À 52 ans, Danielle Juif œuvre sur une ligne similaire, d’où sortent les traditionnels paquets en papier bleu d’un kilo de sucre de la marque « Erstein ». Elle est rémunérée à hauteur de 1 900 euros nets par mois. Elle travaille soit de 6 heures à 14 heures, soit de 14 heures à 22 heures, soit de 22 heures à 6 heures. Et la fin des quotas ne lui fait franchement ni chaud ni froid :
« J’ai entendu dire que la fin des quotas, c’était pour bientôt. Bon, ben… ça change pas grand chose, si ? Pour moi, le problème, franchement, il est ailleurs : c’est le travail en équipes. À mon âge, ce rythme-là, ça ne va pas. Quand je termine à 14 heures, les gens me disent que c’est super, me demandent comment je vais occuper mon après-midi. Moi aussi, à mon poste, je songe à tout ce que je pourrais faire ensuite. Mais dans les faits, je suis épuisée. Jusqu’au mercredi, ça va, mais ensuite, j’ai trop de fatigue dans les pattes. Récemment, on nous a ajouté le vendredi après-midi et une cinquième nuit de travail. Et en plus, on n’a même plus le droit de poser nos récupérations nous-mêmes. J’ai deux semaines au mois d’octobre. Bof. C’est mieux l’été. Donc vous voyez, à côté de tout ça, la fin des quotas… »
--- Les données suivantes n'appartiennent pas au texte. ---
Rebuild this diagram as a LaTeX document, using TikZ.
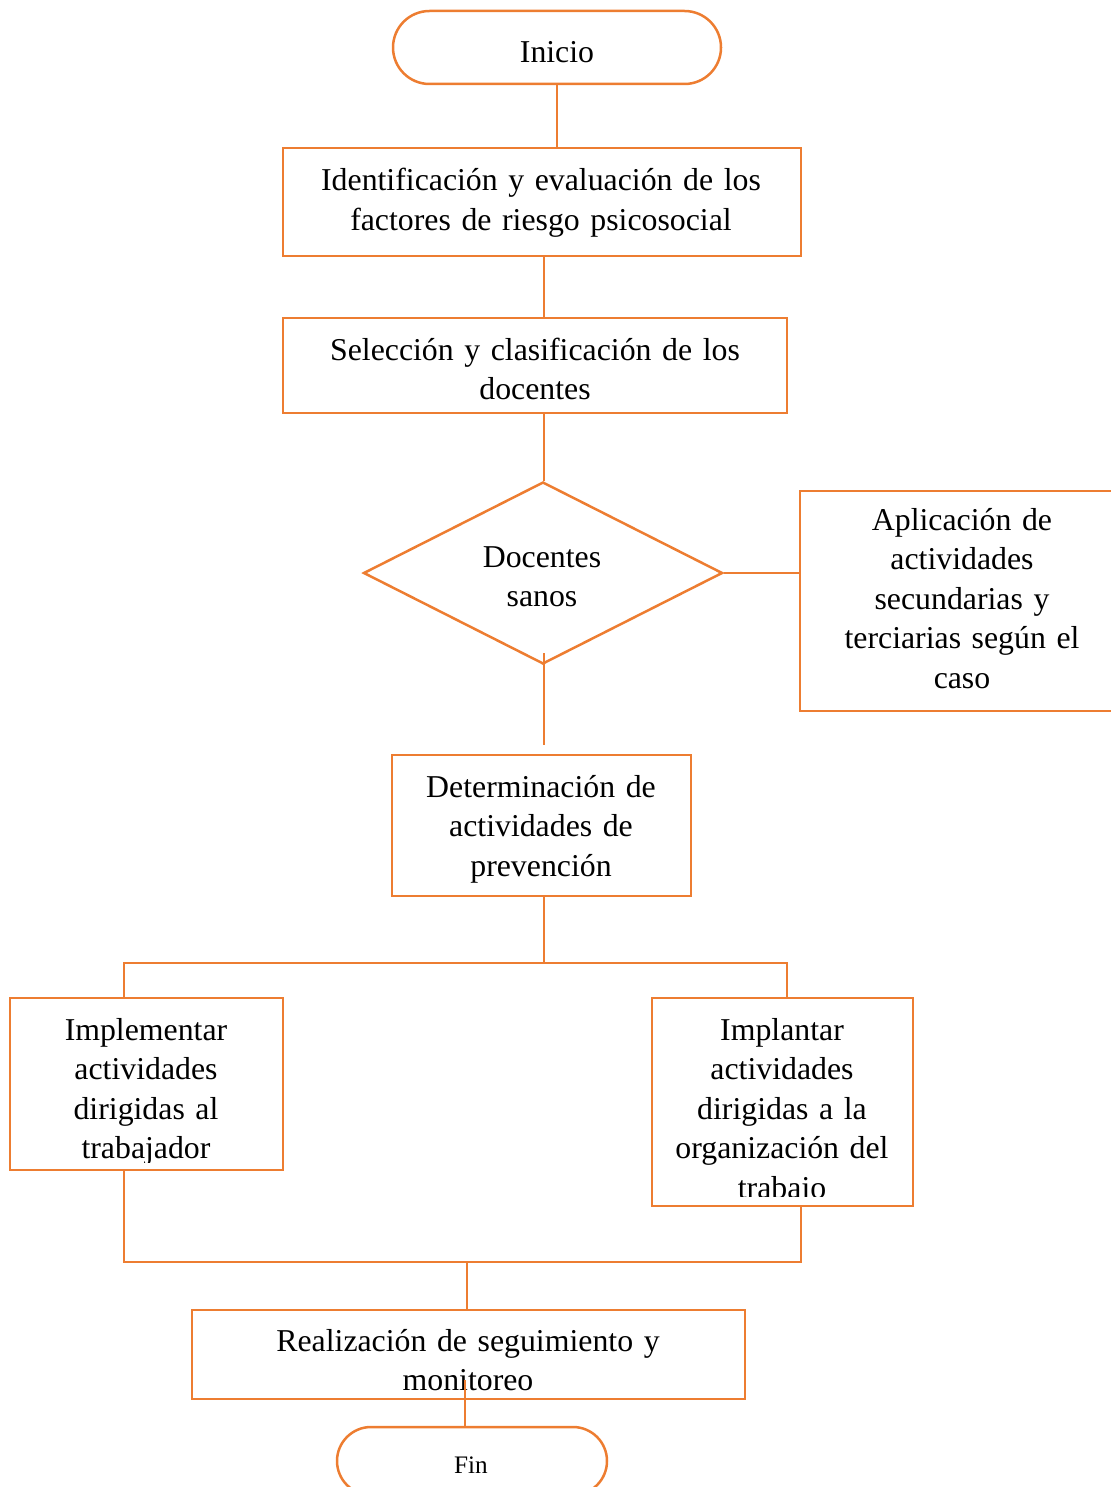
\documentclass[tikz,border=0pt]{standalone}
\usepackage{fontspec}
\setmainfont{Liberation Serif}
\usetikzlibrary{shapes.geometric}
\definecolor{flow}{HTML}{ED7D31}
\begin{document}
\begin{tikzpicture}[x=0.5pt, y=-0.5pt,
  line/.style={draw=flow, line width=1.25pt},
  box/.style={draw=flow, line width=1.25pt, inner sep=0pt},
  txt/.style={inner sep=0pt, align=center, anchor=base, text width=#1,
    font=\fontsize{15.9}{19.75}\selectfont},
]
\useasboundingbox (0,0) rectangle (1111,1487);
\clip (0,0) rectangle (1111,1487);

% terminals
\node[box, minimum width=164pt, minimum height=36.5pt, rounded corners=18.25pt] (ini) at (557,47.5) {};
\node[txt=150pt] (initxt) at (557,63) {Inicio};

\node[box, minimum width=135pt, minimum height=34pt, rounded corners=17pt] (fin) at (472,1461) {};
\node[inner sep=0pt, anchor=base, font=\fontsize{12.6}{15}\selectfont] (fintxt) at (471,1473) {Fin};

% process boxes
\node[box, minimum width=259pt, minimum height=54pt] (idf) at (542,202) {};
\node[txt=250pt] (idftxt) at (541,191) {Identificación y evaluación de los\\factores de riesgo psicosocial};

\node[box, minimum width=252pt, minimum height=47.5pt] (sel) at (535,365.5) {};
\node[txt=245pt] (seltxt) at (535,360) {Selección y clasificación de los\\docentes};

\node[box, diamond, minimum width=179.5pt, minimum height=91pt] (dia) at (543,573) {};
\node[txt=100pt] (diatxt) at (542,567) {Docentes\\sanos};

\node[box, minimum width=162pt, minimum height=110pt] (apl) at (962,601) {};
\node[txt=150pt] (apltxt) at (962,530) {Aplicación de\\actividades\\secundarias y\\terciarias según el\\caso};

\node[box, minimum width=149.5pt, minimum height=70.5pt] (det) at (541.5,825.5) {};
\node[txt=140pt] (dettxt) at (541,797) {Determinación de\\actividades de\\prevención};

\node[box, minimum width=136.5pt, minimum height=86pt] (impl) at (146.5,1084) {};
\begin{scope}
  \clip ([yshift=4.5pt]impl.south west) rectangle (impl.north east);
  \node[txt=130pt] (impltxt) at (146,1040) {Implementar\\actividades\\dirigidas al\\trabajador};
\end{scope}

\node[box, minimum width=130.5pt, minimum height=104pt] (impt) at (782.5,1102) {};
\begin{scope}
  \clip ([yshift=5.5pt]impt.south west) rectangle (impt.north east);
  \node[txt=125pt] (impttxt) at (782,1040) {Implantar\\actividades\\dirigidas a la\\organización del\\trabajo};
\end{scope}

\node[box, minimum width=276.5pt, minimum height=44.5pt] (real) at (468.5,1354.5) {};
\begin{scope}
  \clip ([yshift=4pt]real.south west) rectangle (real.north east);
  \node[txt=270pt] (realtxt) at (468,1351) {Realización de seguimiento y\\monitoreo};
\end{scope}

% connectors
\coordinate (detin) at (544,745);
\coordinate (split) at (544,963);
\coordinate (bl) at (124,963);
\coordinate (br) at (787,963);
\coordinate (ml) at (124,1262);
\coordinate (mr) at (801,1262);
\coordinate (mm) at (467,1262);
\coordinate (finin) at (465,1380);

\draw[line] (ini.south) -- (ini.south |- idf.north);
\draw[line] ([xshift=1pt]idf.south) -- ([xshift=1pt]idf.south |- sel.north);
\draw[line] ([xshift=0.5pt]dia.north |- sel.south) -- ([xshift=0.5pt]dia.north);
\draw[line] (dia.east) -- (dia.east -| apl.west);
\draw[line] (detin |- dia.south) ++(0,-12) -- (detin);
\draw[line] (split |- det.south) -- (split);
\draw[line] (bl |- impl.north) -- (bl) -- (br) -- (br |- impt.north);
\draw[line] (ml |- impl.south) -- (ml) -- (mr) -- (mr |- impt.south);
\draw[line] (mm) -- (mm |- real.north);
\draw[line] (finin) -- (finin |- fin.north);
\end{tikzpicture}
\end{document}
Et pourtant, Danielle Juif le promet : son métier lui plaît. Même quand elle échange quelques mots avec ses collègues, salue ses supérieurs ou se perd dans ses pensées, elle couve des yeux les paquets qui défilent à toute allure devant elle. En quinze ans d’ouvrage, elle a appris à repérer immédiatement une fermeture mal collée, un sachet cabossé ou une erreur de pesée.
Mais au-delà de ces préoccupations terre-à-terre, Yann Georgelin insiste sur l’importance d’informer les salariés d’Erstein des stratégies décidées par Cristal Union :
« On explique au personnel de la sucrerie que la fin des quotas, c’est un challenge pour nous tous en termes de performance. Il faut qu’on soit le plus efficace possible pour profiter de nouvelles opportunités et défendre nos parts de marché. Et cela est l’affaire de tous. Je crois donc qu’il est important que l’on explique à tous les salariés vers où l’on va, même si la fin des quotas est abstraite et que le fait que la sucrerie ait connu une bonne ou une moins bonne campagne n’a pas vraiment d’impact sur les employés de la partie conditionnement. »
En Europe, les quotas sucriers sont les derniers à disparaître. Les sucriers de France et d’Europe se retrouvent désormais sans protection sur le ring d’un marché mondial libéralisé. Erstein, loin d’être un poids lourd dans ce marché, aura du mal à tenir si seuls les sites les plus importants résistent.